Lors de la première réunion de ce comité, le 24 novembre 2005, l'UIC a rappelé ses demandes en faveur d'un allégement de Reach, projet européen de réglementation sanitaire des produits chimiques, qu'elle juge coûteux et bureaucratique. Depuis 2003, l'UIC a tout fait pour contrer ce projet: dossiers remis aux parlementaires à Strasbourg, lobbying intensif à Bruxelles, interventions auprès de l'Elysée et des ministères, mise en avant d'études économiques alarmistes sur les conséquences de sa mise en œuvre.

A l'Assemblée, Daniel Garrigue a relayé ces arguments. En tant que membre de la délégation pour l'Union européenne, le député a été chargé de rédiger un rapport sur Reach.
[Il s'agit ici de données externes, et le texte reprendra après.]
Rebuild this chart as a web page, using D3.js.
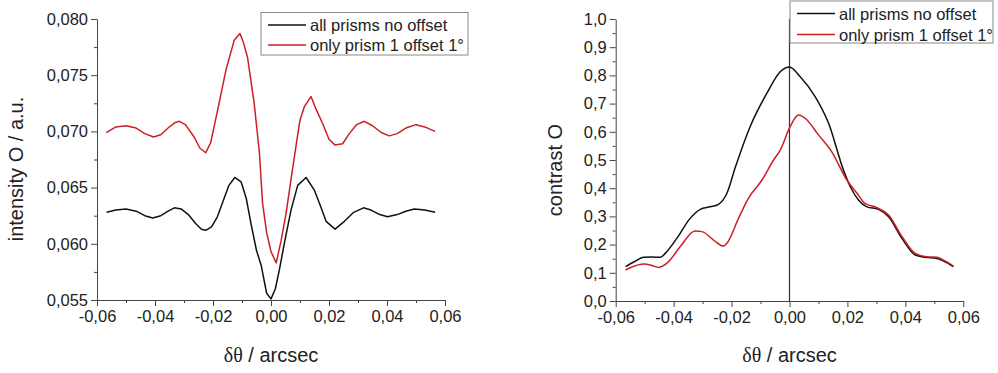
<!DOCTYPE html>
<html>
<head>
<meta charset="utf-8">
<script src="https://d3js.org/d3.v7.min.js"></script>
<title>intensity and contrast</title>
</head>
<style>
body { margin: 0; background: #fff; }
svg { display: block; }
text { font-family: "Liberation Sans", Arial, sans-serif; fill: #222; }
.axis path, .axis line { stroke: #444; stroke-width: 1; }
.axis text { font-size: 16.5px; fill: #222; }
.legendText { font-size: 16.5px; }
.title { font-size: 20px; }
</style>
<body>
<svg width="998" height="373"></svg>
</body>
<script>

// series names
let seriesNames = ["all prisms no offset", "only prism 1 offset 1°"];

// left chart: intensity, x in 1e-3 arcsec
let intBlackX = [-56.7,-53.5,-50.0,-46.5,-43.5,-40.8,-38.0,-35.5,-33.3,-31.0,-28.5,-26.0,-24.0,-22.5,-20.5,-18.5,-16.5,-14.5,-12.5,-10.3,-8.5,-6.9,-5.0,-3.4,-1.5,0,
  1.5,2.9,4.8,6.9,9.2,12.1,14.9,17.0,19.0,22.1,25.3,28.5,31.9,34.5,37.5,40.2,43.5,46.5,49.4,53.0,56.6];
let intBlackY = [0.0628,0.0630,0.0631,0.0629,0.0625,0.0623,0.0625,0.0629,0.0632,0.0631,0.0626,0.0618,0.0613,0.0612,0.0615,0.0624,0.0638,0.0652,0.0659,0.0655,0.0640,0.0618,0.0594,0.0581,0.0556,0.0551,
  0.0560,0.0577,0.0603,0.0630,0.0652,0.0659,0.0648,0.0634,0.0620,0.0613,0.0620,0.0628,0.0632,0.0630,0.0626,0.0624,0.0626,0.0629,0.0631,0.0630,0.0628];

let intRedX = [-56.8,-53.5,-50.0,-46.5,-43.5,-40.5,-38.0,-35.5,-33.0,-31.6,-29.5,-26.5,-24.5,-22.5,-20.8,-18.4,-15.5,-12.7,-10.7,-9.5,-8.1,-5.8,-4.0,-2.9,-1.5,0,
  1.8,3.5,5.2,7.4,8.8,10.0,11.5,13.8,15.5,17.8,20.0,22.0,24.7,27.0,29.5,32.2,35.0,38.0,40.8,43.5,46.5,50.0,53.0,56.6];
let intRedY = [0.0699,0.0704,0.0705,0.0703,0.0698,0.0695,0.0697,0.0703,0.0708,0.0709,0.0706,0.0695,0.0685,0.0681,0.0690,0.0719,0.0755,0.0781,0.0787,0.0779,0.0766,0.0725,0.0681,0.0636,0.0610,0.0593,
  0.0583,0.0603,0.0627,0.0666,0.0690,0.0710,0.0722,0.0731,0.0720,0.0707,0.0693,0.0688,0.0689,0.0698,0.0706,0.0709,0.0705,0.0699,0.0696,0.0698,0.0703,0.0706,0.0704,0.0700];

// right chart: contrast
let conBlackX = [-56.6,-53.5,-50.4,-47.5,-44.6,-42.9,-38.9,-34.3,-30.8,-27.4,-24.5,-21.6,-18.7,-13.6,-7.8,-3.2,0,
  3.7,8.9,13.5,18.6,21.0,23.8,26.7,30.7,34.2,38.8,43.4,46.8,50.9,53.7,56.6];
let conBlackY = [0.122,0.140,0.155,0.156,0.155,0.169,0.222,0.293,0.325,0.334,0.343,0.382,0.474,0.618,0.737,0.813,0.830,
  0.795,0.724,0.630,0.465,0.405,0.358,0.334,0.325,0.299,0.222,0.163,0.155,0.151,0.139,0.122];

let conRedX = [-56.6,-53.5,-50.4,-47.5,-45.2,-42.3,-37.7,-32.6,-30.2,-26.2,-22.8,-21.6,-17.6,-14.2,-9.5,-5.5,-3.2,0.2,
  3.1,5.4,10.0,14.6,19.8,23.3,26.1,30.2,34.2,38.8,43.4,47.4,50.9,53.7,56.6];
let conRedY = [0.110,0.124,0.131,0.126,0.119,0.134,0.193,0.248,0.246,0.216,0.195,0.205,0.293,0.364,0.429,0.500,0.535,0.618,
  0.660,0.648,0.589,0.529,0.429,0.382,0.346,0.331,0.305,0.229,0.169,0.157,0.155,0.142,0.124];

// ticks
let xTicks = [-0.06,-0.04,-0.02,0,0.02,0.04,0.06];
let xMinor = [-0.05,-0.03,-0.01,0.01,0.03,0.05];
let intTicks = [0.055,0.060,0.065,0.070,0.075,0.080];
let intMinor = [0.0575,0.0625,0.0675,0.0725,0.0775];
let conTicks = [0,0.1,0.2,0.3,0.4,0.5,0.6,0.7,0.8,0.9,1.0];
let conMinor = [0.05,0.15,0.25,0.35,0.45,0.55,0.65,0.75,0.85,0.95];

let colors = ["#111", "#cc1f24"];

function toPoints(xs, ys) {
  return xs.map(function(x, i){ return [x/1000, ys[i]]; });
}

function comma(digits) {
  return function(v){ return v.toFixed(digits).replace(".", ","); };
}

let svg = d3.select("svg");

function drawPanel(cfg) {
  let x = d3.scaleLinear().domain([-0.06, 0.06]).range(cfg.xRange);
  let y = d3.scaleLinear().domain(cfg.yDomain).range(cfg.yRange);
  let g = svg.append("g");

  // minor ticks first
  g.append("g").attr("class","axis")
    .attr("transform","translate(0," + cfg.yRange[0] + ")")
    .call(d3.axisBottom(x).tickValues(xMinor).tickSize(3).tickFormat(""))
    .select(".domain").remove();
  g.append("g").attr("class","axis")
    .attr("transform","translate(" + cfg.xRange[0] + ",0)")
    .call(d3.axisLeft(y).tickValues(cfg.yMinor).tickSize(3).tickFormat(""))
    .select(".domain").remove();

  g.append("g").attr("class","axis")
    .attr("transform","translate(0," + cfg.yRange[0] + ")")
    .call(d3.axisBottom(x).tickValues(xTicks).tickSize(6).tickSizeOuter(0).tickPadding(4).tickFormat(comma(2)));
  g.append("g").attr("class","axis")
    .attr("transform","translate(" + cfg.xRange[0] + ",0)")
    .call(d3.axisLeft(y).tickValues(cfg.yTicks).tickSize(6).tickSizeOuter(0).tickPadding(3).tickFormat(comma(cfg.digits)));

  if (cfg.zeroLine) {
    g.append("line")
      .attr("x1", x(0)).attr("x2", x(0))
      .attr("y1", cfg.yRange[1]).attr("y2", cfg.yRange[0])
      .attr("stroke", "#333").attr("stroke-width", 1.2);
  }

  let line = d3.line()
    .x(function(d){ return x(d[0]); })
    .y(function(d){ return y(d[1]); })
    .curve(cfg.curve);

  cfg.series.forEach(function(s, i){
    g.append("path")
      .attr("d", line(s))
      .attr("fill", "none")
      .attr("stroke", colors[i])
      .attr("stroke-width", 1.5)
      .attr("stroke-linejoin", "round");
  });

  // axis titles
  let xt = g.append("text").attr("class","title")
    .attr("x", x(0)).attr("y", 362).attr("text-anchor","middle");
  xt.append("tspan").style("font-family","'Liberation Serif', 'Times New Roman', serif").text("δθ");
  xt.append("tspan").text(" / arcsec");

  g.append("text").attr("class","title")
    .attr("transform","translate(" + cfg.yTitleX + "," + cfg.yTitleY + ") rotate(-90)")
    .attr("text-anchor","middle")
    .text(cfg.yTitle);

  // legend
  let lg = g.append("g").attr("transform","translate(" + cfg.legend[0] + "," + cfg.legend[1] + ")");
  lg.append("rect")
    .attr("width", cfg.legend[2]).attr("height", cfg.legend[3])
    .attr("fill", "#fff").attr("stroke", "#888").attr("stroke-width", 1);
  seriesNames.forEach(function(name, i){
    let yy = 12.5 + i*cfg.legendStep;
    lg.append("line")
      .attr("x1", 7).attr("x2", 45).attr("y1", yy).attr("y2", yy)
      .attr("stroke", colors[i]).attr("stroke-width", 1.5);
    lg.append("text").attr("class","legendText")
      .attr("x", 49).attr("y", yy + 6)
      .text(name);
  });
}

drawPanel({
  xRange: [97, 445], yDomain: [0.055, 0.080], yRange: [300, 19],
  yTicks: intTicks, yMinor: intMinor, digits: 3,
  series: [toPoints(intBlackX, intBlackY), toPoints(intRedX, intRedY)],
  curve: d3.curveLinear, zeroLine: false,
  yTitle: "intensity O / a.u.", yTitleX: 23, yTitleY: 169,
  legend: [261, 12.5, 207, 42.5], legendStep: 20
});

drawPanel({
  xRange: [615.7, 963.3], yDomain: [0, 1], yRange: [301, 19],
  yTicks: conTicks, yMinor: conMinor, digits: 1,
  series: [toPoints(conBlackX, conBlackY), toPoints(conRedX, conRedY)],
  curve: d3.curveMonotoneX, zeroLine: true,
  yTitle: "contrast O", yTitleX: 562, yTitleY: 170,
  legend: [790, 1, 203, 42], legendStep: 21
});

</script>
</html>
Ce document, achevé le 4 octobre 2005, soutenait la position du gouvernement français, favorable à un compromis européen moins contraignant pour les industriels que le projet initial.

Deux jours plus tard, le 6 octobre, l'UIC a eu tout loisir de reformuler ses «préoccupations» sur Reach dans les locaux de l'Assemblée nationale lors des Journées parlementaires de la chimie, présidées par le tandem Daniel Garrigue-Jacques Remiller et par Michel Delebarre (PS, Nord). Ce colloque était financé principalement par l'UIC et des industriels tels que le groupe SNPE, Rhodia, Arkema, BASF, Bayer ou Total Petrochemicals. Les questions de santé publique y étaient traitées sous cet intitulé unilatéral: «Le nouveau débat émotionnel».

Adopté en première lecture par le Parlement européen à la fin d'octobre 2005, le projet Reach a été validé par un Conseil des ministres européens le 13 décembre de la même année. L'industrie chimique espère l'amender encore, à Bruxelles et à Strasbourg, avant son entrée en application à partir de 2008.